A witch’s writing tips

Hi folks, sorry for the massive lack in updates for the past few weeks! I’ve not been in a great place lately but I’ve taken a few days off work so hopefully I’ll be more active from now on. These past few days have been a bit of a struggle; the first day I was off work I could barely get out of bed at all. But thankfully in the past couple of days I’ve been feeling a bit more motivated and put my time to good use; I got some fresh flowers for my Ostara altar, I made some lavender lemonade, I caught up with two of my best fricreative_process_pie_chart1ends and most significantly – I wrote.

Anyone who aspires to be a writer (at least the majority of those I know or have spoken to) will tell you that being a writer involves a lot of not writing. Writer’s block is less of an occasional problem and more a consistent state of being. And let me tell you, no one can procrastinate like a writer can.
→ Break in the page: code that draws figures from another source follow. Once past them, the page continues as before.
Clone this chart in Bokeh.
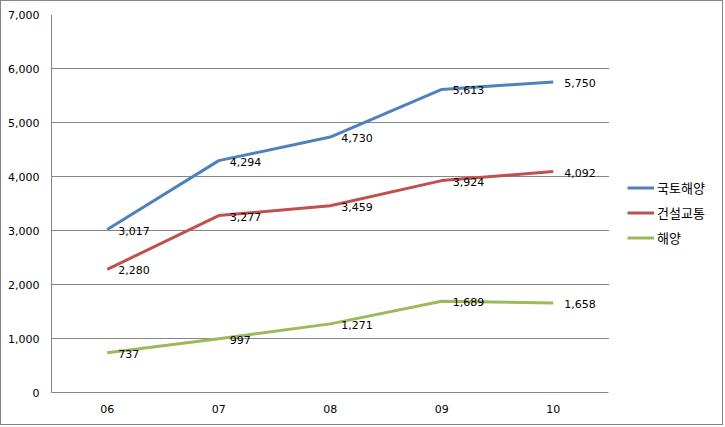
from bokeh.plotting import figure
from bokeh.models import (ColumnDataSource, Legend, LegendItem, FixedTicker,
                          NumeralTickFormatter, Range1d, BoxAnnotation)
from bokeh.core.properties import value
from bokeh.embed import file_html
from bokeh.resources import INLINE

years = ["06", "07", "08", "09", "10"]
series_names = ["국토해양", "건설교통", "해양"]
land_marine = [3017, 4294, 4730, 5613, 5750]
construction = [2280, 3277, 3459, 3924, 4092]
marine = [737, 997, 1271, 1689, 1658]
colors = ["#4F81BD", "#C0504D", "#9BBB59"]
y_ticks = [0, 1000, 2000, 3000, 4000, 5000, 6000, 7000]

GRID = "#868686"
NUM_FONT = "DejaVu Sans"

xs = list(range(len(years)))
cat_lo, cat_hi = -0.5, len(years) - 0.5
LEGEND_ROOM = 1.036   # extra room (in category bands) right of the plot area for the legend

p = figure(width=723, height=425,
           x_range=Range1d(cat_lo, cat_hi + LEGEND_ROOM),
           y_range=Range1d(0, 7000),
           output_backend="svg", toolbar_location=None,
           min_border_left=50, min_border_right=0,
           min_border_top=13, min_border_bottom=34)
p.styles = {"border": "1px solid #868686"}

p.outline_line_color = None
p.background_fill_color = "white"
p.border_fill_color = "white"

p.xgrid.visible = False
p.ygrid.grid_line_color = GRID
p.ygrid.grid_line_width = 1

# hide grid lines to the right of the plot area (legend area)
cover = BoxAnnotation(left=cat_hi, fill_color="white", fill_alpha=1,
                      line_color=None, level="underlay")
p.add_layout(cover)

p.yaxis.ticker = FixedTicker(ticks=y_ticks)
p.yaxis.formatter = NumeralTickFormatter(format="0,0")
p.xaxis.ticker = FixedTicker(ticks=xs)
p.xaxis.major_label_overrides = {i: y for i, y in zip(xs, years)}
p.xaxis.bounds = (cat_lo, cat_hi)
for ax in (p.xaxis[0], p.yaxis[0]):
    ax.axis_line_color = GRID
    ax.major_tick_in = 0
    ax.major_tick_out = 0
    ax.minor_tick_in = 0
    ax.minor_tick_out = 0
    ax.major_label_text_font = NUM_FONT
    ax.major_label_text_font_size = "11px"
    ax.major_label_text_color = "black"
    ax.major_label_standoff = 12

items = []
for name, vals, col in zip(series_names, [land_marine, construction, marine], colors):
    src = ColumnDataSource(dict(x=xs, y=vals, lab=[f"{v:,}" for v in vals]))
    r = p.line("x", "y", source=src, line_color=col, line_width=3, line_join="round")
    p.text("x", "y", text="lab", source=src, x_offset=11, y_offset=1,
           text_baseline="middle", text_align="left",
           text_font=value(NUM_FONT), text_font_size="11px", text_color="black")
    items.append(LegendItem(label=name, renderers=[r]))

legend = Legend(items=items, location=(576, 144), padding=0, margin=0,
                border_line_color=None, background_fill_alpha=0,
                glyph_width=27, glyph_height=21, label_height=21,
                spacing=4, label_standoff=3,
                label_text_font="Noto Sans CJK KR", label_text_font_size="13px",
                label_text_color="black")
p.add_layout(legend, "center")

open("out.html", "w").write(file_html(p, INLINE))
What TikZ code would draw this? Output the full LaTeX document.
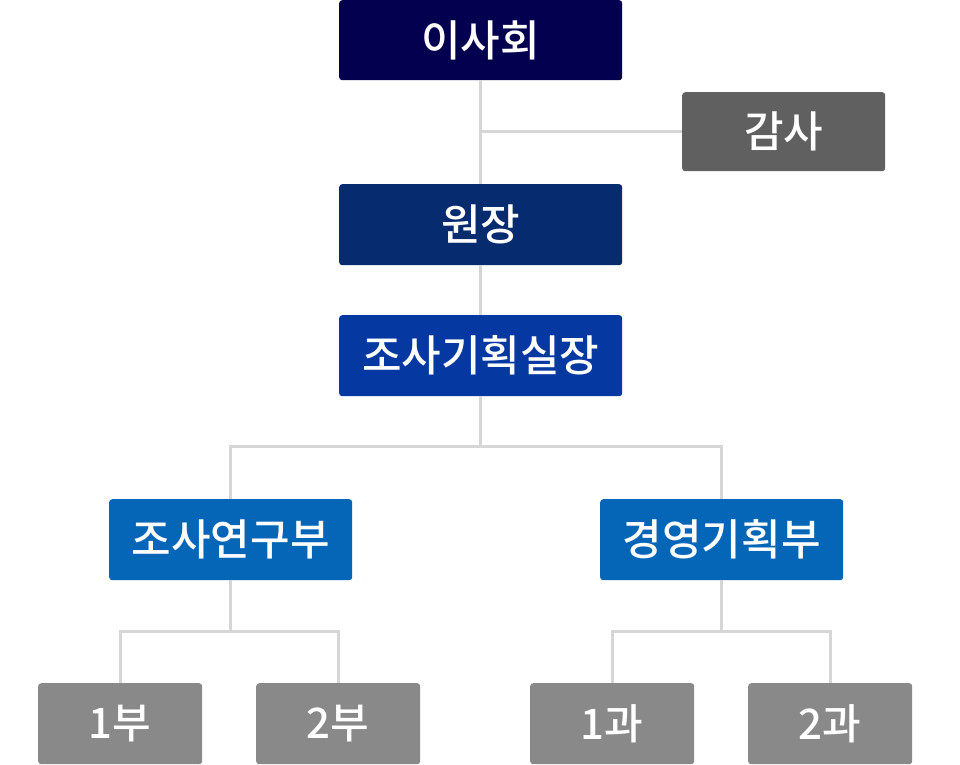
\documentclass[tikz,border=0pt]{standalone}
\usepackage{fontspec}
\usetikzlibrary{calc}
\setmainfont{Noto Sans CJK KR}
\newfontfamily\krb{Noto Sans CJK KR Medium}
\newfontfamily\krm{Noto Sans CJK KR Medium}
\definecolor{c1}{HTML}{03004F}
\definecolor{c2}{HTML}{072B6F}
\definecolor{c3}{HTML}{0538A0}
\definecolor{c4}{HTML}{0566B8}
\definecolor{cg1}{HTML}{606060}
\definecolor{cg2}{HTML}{898989}
\definecolor{cl}{HTML}{D6D6D6}
\begin{document}
\begin{tikzpicture}[x=1pt,y=-1pt,
  box/.style={rounded corners=3pt, text=white, inner sep=0pt, anchor=north west,
    font=\krb\fontsize{43}{45}\selectfont},
  small/.style={box, font=\krm\fontsize{42}{44}\selectfont},
  conn/.style={draw=cl, line width=2.6pt}]
\useasboundingbox (0,0) rectangle (960,764);
\node[box, fill=c1, minimum width=283pt, minimum height=80pt] (ish) at (339,0) {이사회};
\node[box, fill=cg1, minimum width=203pt, minimum height=79pt] (gam) at (682,92) {감사};
\node[box, fill=c2, minimum width=283pt, minimum height=81pt] (won) at (339,184) {원장};
\node[box, fill=c3, minimum width=283pt, minimum height=81pt] (jos) at (339,315) {조사기획실장};
\node[box, fill=c4, minimum width=243pt, minimum height=81pt] (yeon) at (109,499) {조사연구부};
\node[box, fill=c4, minimum width=243pt, minimum height=81pt] (gyeong) at (600,499) {경영기획부};
\node[small, fill=cg2, minimum width=164pt, minimum height=81pt] (b1) at (38,683) {1부};
\node[small, fill=cg2, minimum width=164pt, minimum height=81pt] (b2) at (256,683) {2부};
\node[small, fill=cg2, minimum width=164pt, minimum height=81pt] (k1) at (530,683) {1과};
\node[small, fill=cg2, minimum width=164pt, minimum height=81pt] (k2) at (748,683) {2과};
\coordinate (j1) at ($(ish.south)+(0,51)$);
\coordinate (j2) at ($(jos.south)+(0,50)$);
\coordinate (j3) at ($(yeon.south)+(0,51)$);
\coordinate (j4) at ($(gyeong.south)+(0,51)$);
\draw[conn] (ish.south) -- (won.north);
\draw[conn] (j1) -- (j1 -| gam.west);
\draw[conn] (won.south) -- (jos.north);
\draw[conn] (jos.south) -- (j2);
\draw[conn] (yeon.north) |- (j2) -| (gyeong.north);
\draw[conn] (yeon.south) -- (j3);
\draw[conn] (b1.north) |- (j3) -| (b2.north);
\draw[conn] (gyeong.south) -- (j4);
\draw[conn] (k1.north) |- (j4) -| (k2.north);
\end{tikzpicture}
\end{document}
I’m not exactly what you could call a professional writer; my writing has never been in so much as a school paper. But I have been writing for a hell of a long time, so I’m hoping I can share some tips on what helps me in terms of finding motivation to write.

1. Keep a notepad with you ALWAYS

This is a fairly common piece of advice, but honestly; KEEP IT WITH YOU. Most of my best ideas for phrases and descriptions and characters come to me in the middle of the night, so I keep my notepad next to my bed so I can write them straight away. It doesn’t necessarily need to be a notepad; I have a friend who has a notes folder on her phone dedicated to dreams that she can use in her stories. I prefer a notepad but if you are more technologically-minded than I am (which to be honest, most people under 70 are) then that’s a great alternative. Write anything that catches your eye, even if it doesn’t fit into to what you’re working on at the time. I’ve had customers at work who have inspired characters that I’ve scribbled on my break or on the bus home – characters I’ve not yet used and maybe never will. But it’s a great resource to have if you’re ever stuck for characters, settings or a nice way to round off a paragraph.

2. Make playlists for your characters

This is a rather subjective piece of advice, but it really works for me. I have Youtube playlists for just about everything, including my characters; some of the songs are chosen for the lyrics, as I’ve found that they sum up a characters’s personality or relationship perfectly; some are chosen purely on the music, as the sound works well for their emotions and mental state. I’ve made some for individual characters, some for romantic relationships between characters, some for platonic relationships between characters… I find it really helpful in terms of getting into a character’s mindset. This won’t work for everyone, but if you’re like me and music can massively influence your mood then it’s ideal. The only danger is that it can become very distracting – if you find yourself spending hours searching for more songs to add and no time actually writing, then it might not be working!

An individual character… and not the nicest!

 3. Do Myers-Briggs (or other personality tests) for your characters

This is one of the first things I do when planning a story. The humanmetrics Myers-Briggs test is my go-to for this, but essentially any personality test will do; simply answer the questions how you imagine your character would and see what they come out as. I find this useful in ensuring that my characters have distinctive personalities, as it gives me a clearer image of how they would react to certain situations, how they would interact with each other and their motivating factors.

4. Moodboards

This is great for both settings and characters; I have a powerpoint for my moodboards, with each slide being dedicated to a character or place.All I do is search for images that form an impression of the place or character, using sites like Google images, Deviantart and Tumblr. For example, one of the settings in the piece I’m currently working on is a divey bar, so I have pictures of old jukeboxes, bars smashed up after brawls and scuffed furniture. Sometimes if you really can’t think of what to do, just describing some of the images you have can give you the push you need to write

 5. Even if you don’t have motivation, write anyway

Definitely easier said than done, but sometimes it really is the only way. I have written pages that I think are complete crap at the time and have taken me hours, but when I’ve looked back
on them in a more positive mood have actually been pretty good! You’re not always going to be motivated, but if you wait for inspiration for strike then you could be waiting for a while. However, if you just write something anyway – even if it’s rubbish and you end up changing it all – it can spur you on to do better later. My recommendation is to never delete what you’ve written immediately after writing it; leave it for a day, then come back to it and read it over. If you still don’t think it works, then you can change it. But for me, at least 70% of the time parts that I’ve thought were terrible were, on reflection, not as bad as I thought!

So, I hope this has been vaguely helpful to any aspiring writers out there! I feel like this post might be a bit messy and rough around the edges, but I’m hoping to be back in the swing of posting regularly again.